Output summary: first call returns class name, second returns helper string.

9. Context Managers

What it means: Handles setup/cleanup automatically with with.

When to use: Files, database connections, locks, resources.

Benefit: even on error, cleanup still runs.

class FileHandler:
    def __enter__(self):
        print("Start")
        return self
    def __exit__(self, exc_type, exc_val, exc_tb):
        print("End")

with FileHandler():
    print("Inside")
# Start
# Inside
# End

Code breakdown: with starts resource with __enter__, runs main block, then always calls __exit__ for cleanup.

How this code works: entering with calls __enter__, leaving block calls __exit__, even if error happens.

Output summary: start prints first, inside block prints second, cleanup prints at end.

10. Multithreading vs Multiprocessing

Threading: Best for I/O tasks (API calls, file/network wait).

Multiprocessing: Best for CPU-heavy tasks (math, image processing).

Fast choice in interview: waiting task -> threads, heavy computation -> processes.

import threading
import multiprocessing

# rule:
# Threading -> I/O bound
# Multiprocessing -> CPU bound

Code breakdown: for waiting operations, threads keep CPU busy while one task waits. for heavy calculations, processes use multiple CPU cores.

How this works in practice: use threading when program waits (network/file). use multiprocessing when CPU calculations are heavy.

Threading -> I/O bound
Multiprocessing -> CPU bound

11. Async Programming

Core concept: async/await runs many waiting tasks without blocking program flow.

When to use: APIs, scraping, bots, chat systems.

Important: Async is great for many waiting operations, not raw CPU speed.

import asyncio

async def main():
    print("Hello")
    await asyncio.sleep(1)
    print("World")

asyncio.run(main())
# Hello
# (wait 1 second)
# World

Code breakdown: async def defines coroutine, await pauses current task without blocking loop, and asyncio.run starts event loop.

Output summary: prints Hello, waits 1 second, then prints World.

12. Memory Optimization

Goal: Use less memory for faster and scalable programs.

Simple strategy: avoid creating big temporary lists when you can stream values.

import sys
print(sys.getsizeof([1,2,3]))  # memory used by list object

Code breakdown: getsizeof checks object memory footprint.

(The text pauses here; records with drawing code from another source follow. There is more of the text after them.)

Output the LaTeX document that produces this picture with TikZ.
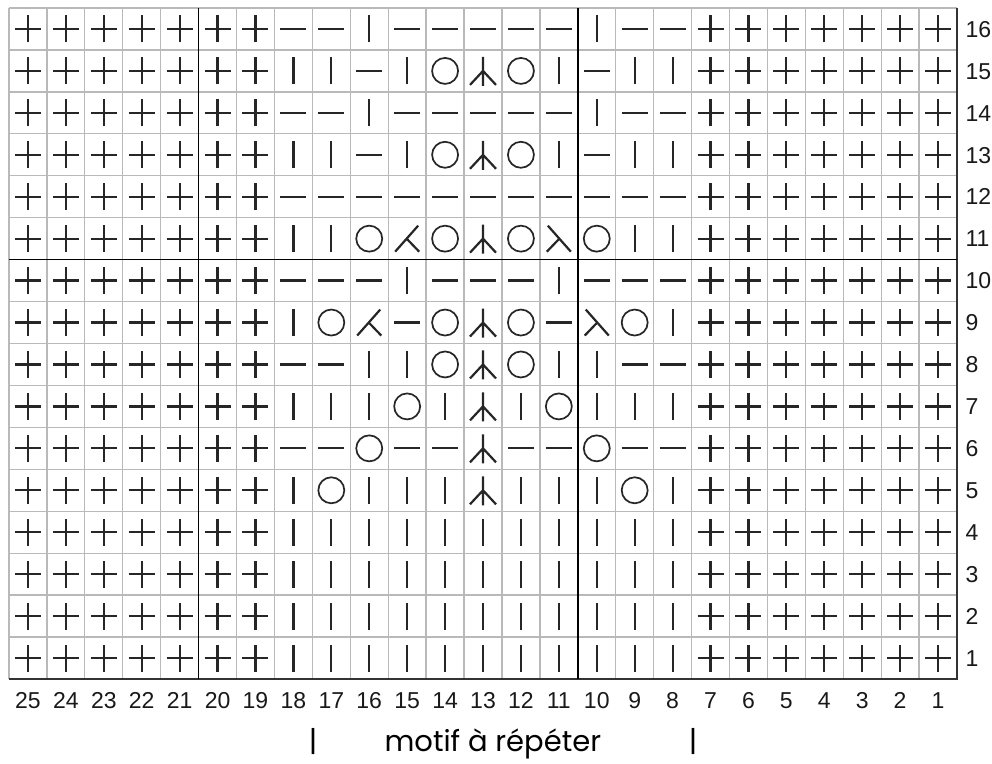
\documentclass[tikz,border=0pt]{standalone}
\usepackage{fontspec}
\setmainfont{Liberation Sans}
\newfontfamily\motiffont{Poppins}

\begin{document}
\begin{tikzpicture}[x=37.92pt, y=-41.9375pt]
    % styles
    \tikzset{
      gridline/.style = {line width=1.3pt, draw=gray!55},
      divider/.style  = {line width=1.6pt, draw=black},
      frame/.style    = {line width=2.2pt, draw=black!80},
      stitch/.style   = {line width=2.2pt, draw=black!85},
      hole/.style     = {line width=1.7pt, draw=black!85},
      collabel/.style = {inner sep=0pt, anchor=base, text=black!90, font=\fontsize{23}{23}\selectfont},
      rowlabel/.style = {collabel, anchor=base west},
      motif/.style    = {inner sep=0pt, anchor=base, font=\motiffont\fontsize{29}{29}\selectfont},
      gt/.pic  = {\draw[stitch] (-13pt,0pt) -- (13pt,0pt) (0pt,-13.5pt) -- (0pt,13.5pt);},
      kn/.pic  = {\draw[stitch] (0pt,-13.5pt) -- (0pt,13.5pt);},
      pu/.pic  = {\draw[stitch] (-13pt,0pt) -- (13pt,0pt);},
      yo/.pic  = {\draw[hole] (0pt,0pt) circle (13pt);},
      cdd/.pic = {\draw[stitch] (0pt,14pt) -- (0pt,-15pt) (-13pt,-14pt) -- (0pt,0pt) -- (13pt,-14pt);},
      ld/.pic  = {\draw[stitch] (11pt,13pt) -- (-12pt,-13pt) (-0.5pt,0pt) -- (12pt,-13pt);},
      rd/.pic  = {\draw[stitch] (-11pt,13pt) -- (12pt,-13pt) (0.5pt,0pt) -- (-12pt,-13pt);}
    }
    \path[fill=white] (-9pt,8pt) rectangle (983pt,-755pt);
    \useasboundingbox (-9pt,8pt) rectangle (983pt,-755pt);

    % Grid:
    \foreach \i in {0,...,24} \draw[gridline] (\i,0) -- (\i,16);
    \foreach \j in {0,...,15} \draw[gridline] (0,\j) -- (25,\j);
    \draw[frame] (0,16) -- (25,16) -- (25,0);
    \draw[divider] (5,0) -- (5,16);
    \draw[divider] (15,0) -- (15,16);
    \draw[divider] (0,6) -- (25,6);

    % Edge stitches:
    \foreach \j in {0,...,15}
      \foreach \i in {0,1,2,3,4,5,6,18,19,20,21,22,23,24}
        \pic at (\i+0.5,\j+0.5) {gt};

    % Lace panel, columns 18 to 8:
    \foreach \r/\st in {
        16/{pu,pu,kn,pu,pu,pu,pu,pu,kn,pu,pu},
        15/{kn,kn,pu,kn,yo,cdd,yo,kn,pu,kn,kn},
        14/{pu,pu,kn,pu,pu,pu,pu,pu,kn,pu,pu},
        13/{kn,kn,pu,kn,yo,cdd,yo,kn,pu,kn,kn},
        12/{pu,pu,pu,pu,pu,pu,pu,pu,pu,pu,pu},
        11/{kn,kn,yo,ld,yo,cdd,yo,rd,yo,kn,kn},
        10/{pu,pu,pu,kn,pu,pu,pu,kn,pu,pu,pu},
        9/{kn,yo,ld,pu,yo,cdd,yo,pu,rd,yo,kn},
        8/{pu,pu,kn,kn,yo,cdd,yo,kn,kn,pu,pu},
        7/{kn,kn,kn,yo,kn,cdd,kn,yo,kn,kn,kn},
        6/{pu,pu,yo,pu,pu,cdd,pu,pu,yo,pu,pu},
        5/{kn,yo,kn,kn,kn,cdd,kn,kn,kn,yo,kn},
        4/{kn,kn,kn,kn,kn,kn,kn,kn,kn,kn,kn},
        3/{kn,kn,kn,kn,kn,kn,kn,kn,kn,kn,kn},
        2/{kn,kn,kn,kn,kn,kn,kn,kn,kn,kn,kn},
        1/{kn,kn,kn,kn,kn,kn,kn,kn,kn,kn,kn}}
      \foreach \s [count=\n from 7] in \st
        \pic at (\n+0.5,16.5-\r) {\s};

    % Numbers:
    \foreach \c in {1,...,25}
      \node[collabel] (col\c) at (25.5-\c,16.70) {\c};
    \foreach \r in {1,...,16}
      \node[rowlabel] (row\r) at (25.22,16.696-\r) {\r};

    \node[motif] (motif) at (12.76,17.72) {motif à répéter};
    \node[motif] (barleft) at (8.02,17.72) {|};
    \node[motif] (barright) at (18.04,17.72) {|};
\end{tikzpicture}
\end{document}
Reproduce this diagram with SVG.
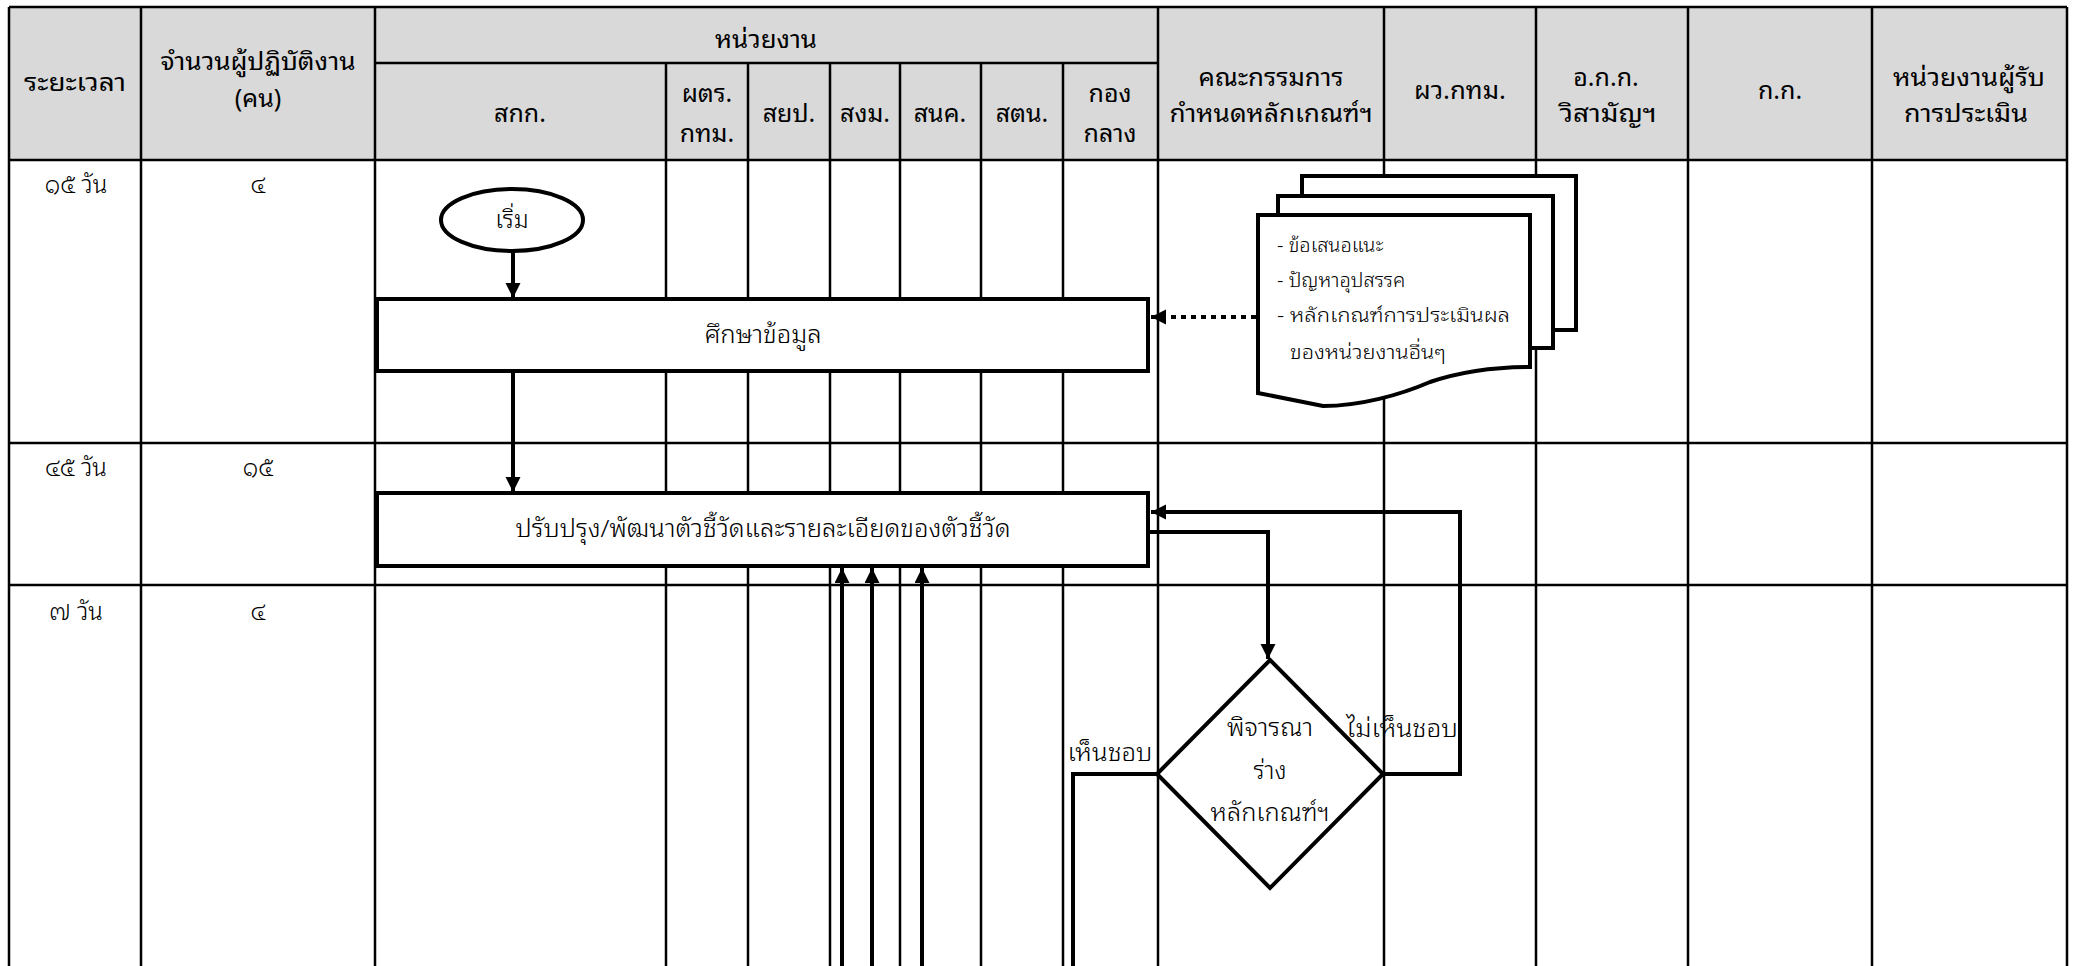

Use it to compare memory cost of list, tuple, dict, etc.

How this code works: getsizeof shows bytes used by object in memory. helpful for comparing list vs generator choices.

Output summary: prints a number (bytes). exact value may differ by Python version/system.

Tips:

Use generators instead of full lists for large loops.
Use __slots__ in classes to reduce object memory.

13. Time Complexity Must Know

Why this matters: Helps choose fast data structures in coding rounds.

Interview tip: if repeated lookup is needed, prefer set/dict over list search.

Operation	Complexity
List access	O(1)
List search	O(n)
Dict access	O(1)
Set lookup	O(1)
Sort	O(n log n)

How to use this table: if operation repeats many times, choose data structure with lower complexity (for lookup, prefer dict/set over list).